• [WHAT YOU NEED TO DO]: Print the listing as it stands, omitting all images.

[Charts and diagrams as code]
****

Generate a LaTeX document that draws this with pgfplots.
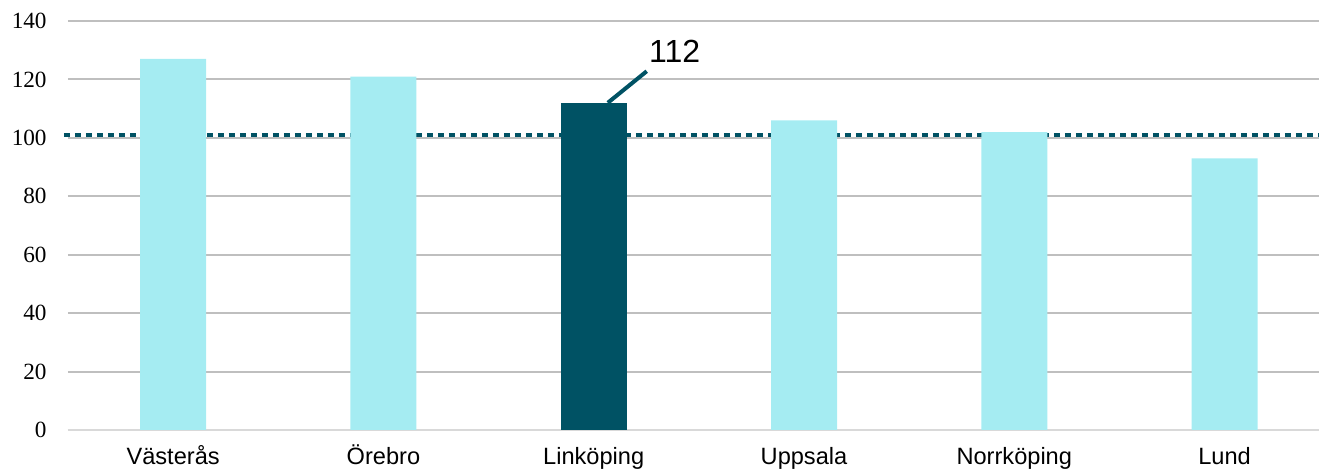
\documentclass[border=0pt]{standalone}
\usepackage{pgfplots}
\pgfplotsset{compat=1.18}
\usepackage{fontspec}
\setmainfont{Liberation Serif}
\newfontfamily\arial{Liberation Sans}
\definecolor{lightbar}{HTML}{A5ECF2}
\definecolor{darkbar}{HTML}{005264}
\definecolor{gridc}{HTML}{BFBFBF}
\definecolor{basec}{HTML}{D9D9D9}
\begin{document}
\begin{tikzpicture}
\begin{axis}[
  scale only axis, width=625.5pt, height=204.5pt,
  xmin=-0.5, xmax=5.449, ymin=0, ymax=140,
  xtick={0,...,5},
  xticklabels={Västerås,Örebro,Linköping,Uppsala,Norrköping,Lund},
  ytick={0,20,...,140},
  ymajorgrids, grid style={gridc, line width=1pt},
  axis line style={draw=none}, major tick length=0pt,
  /pgf/number format/assume math mode=true,
  yticklabel style={font=\fontsize{11.6}{13}\selectfont, anchor=east, inner sep=0pt, xshift=-10.5pt},
  xticklabel style={font=\arial\fontsize{11.8}{14}\selectfont, anchor=base, inner sep=0pt, yshift=-17.3pt},
  clip=false,
]
\draw[basec, line width=1pt] (axis cs:-0.5,0) -- (axis cs:5.449,0);
\addplot[darkbar, line width=2pt, dash pattern=on 3pt off 2.5pt] coordinates {(-0.52,101) (5.449,101)};
\addplot[ybar, bar width=33pt, bar shift=0pt, fill=lightbar, draw=none]
  coordinates {(0,127) (1,121) (3,106) (4,102) (5,93)};
\addplot[ybar, bar width=33pt, bar shift=0pt, fill=darkbar, draw=none]
  coordinates {(2,112)};
\draw[darkbar, line width=2pt] (axis cs:2.067,112) -- (axis cs:2.252,122.8);
\node[anchor=base west, inner sep=0pt, font=\arial\fontsize{16}{18}\selectfont] at (axis cs:2.262,125.9) {112};
\end{axis}
\pgfresetboundingbox
\path ([shift={(-34pt,-20.5pt)}]current axis.south west) rectangle ([shift={(0pt,10.5pt)}]current axis.north east);
\end{tikzpicture}
\end{document}
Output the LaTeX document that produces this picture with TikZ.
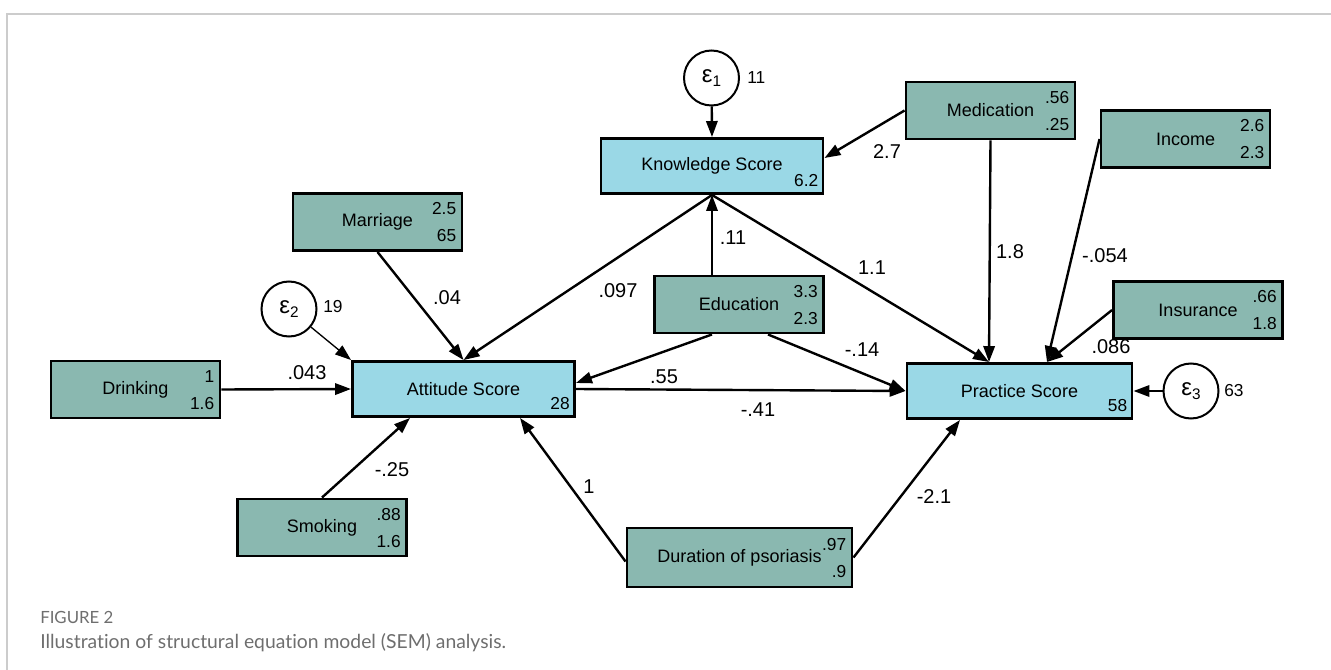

****

• [EXERCISE ANSWER]:
Generate a LaTeX document that draws this with pgfplots.
\documentclass[border=0pt]{standalone}
\usepackage{pgfplots}
\pgfplotsset{compat=1.18}
\usepackage{fontspec}
\setmainfont{Liberation Serif}
\newfontfamily\arial{Liberation Sans}
\definecolor{lightbar}{HTML}{A5ECF2}
\definecolor{darkbar}{HTML}{005264}
\definecolor{gridc}{HTML}{BFBFBF}
\definecolor{basec}{HTML}{D9D9D9}
\begin{document}
\begin{tikzpicture}
\begin{axis}[
  scale only axis, width=625.5pt, height=204.5pt,
  xmin=-0.5, xmax=5.449, ymin=0, ymax=140,
  xtick={0,...,5},
  xticklabels={Västerås,Örebro,Linköping,Uppsala,Norrköping,Lund},
  ytick={0,20,...,140},
  ymajorgrids, grid style={gridc, line width=1pt},
  axis line style={draw=none}, major tick length=0pt,
  /pgf/number format/assume math mode=true,
  yticklabel style={font=\fontsize{11.6}{13}\selectfont, anchor=east, inner sep=0pt, xshift=-10.5pt},
  xticklabel style={font=\arial\fontsize{11.8}{14}\selectfont, anchor=base, inner sep=0pt, yshift=-17.3pt},
  clip=false,
]
\draw[basec, line width=1pt] (axis cs:-0.5,0) -- (axis cs:5.449,0);
\addplot[darkbar, line width=2pt, dash pattern=on 3pt off 2.5pt] coordinates {(-0.52,101) (5.449,101)};
\addplot[ybar, bar width=33pt, bar shift=0pt, fill=lightbar, draw=none]
  coordinates {(0,127) (1,121) (3,106) (4,102) (5,93)};
\addplot[ybar, bar width=33pt, bar shift=0pt, fill=darkbar, draw=none]
  coordinates {(2,112)};
\draw[darkbar, line width=2pt] (axis cs:2.067,112) -- (axis cs:2.252,122.8);
\node[anchor=base west, inner sep=0pt, font=\arial\fontsize{16}{18}\selectfont] at (axis cs:2.262,125.9) {112};
\end{axis}
\pgfresetboundingbox
\path ([shift={(-34pt,-20.5pt)}]current axis.south west) rectangle ([shift={(0pt,10.5pt)}]current axis.north east);
\end{tikzpicture}
\end{document}
Output the LaTeX document that produces this picture with TikZ.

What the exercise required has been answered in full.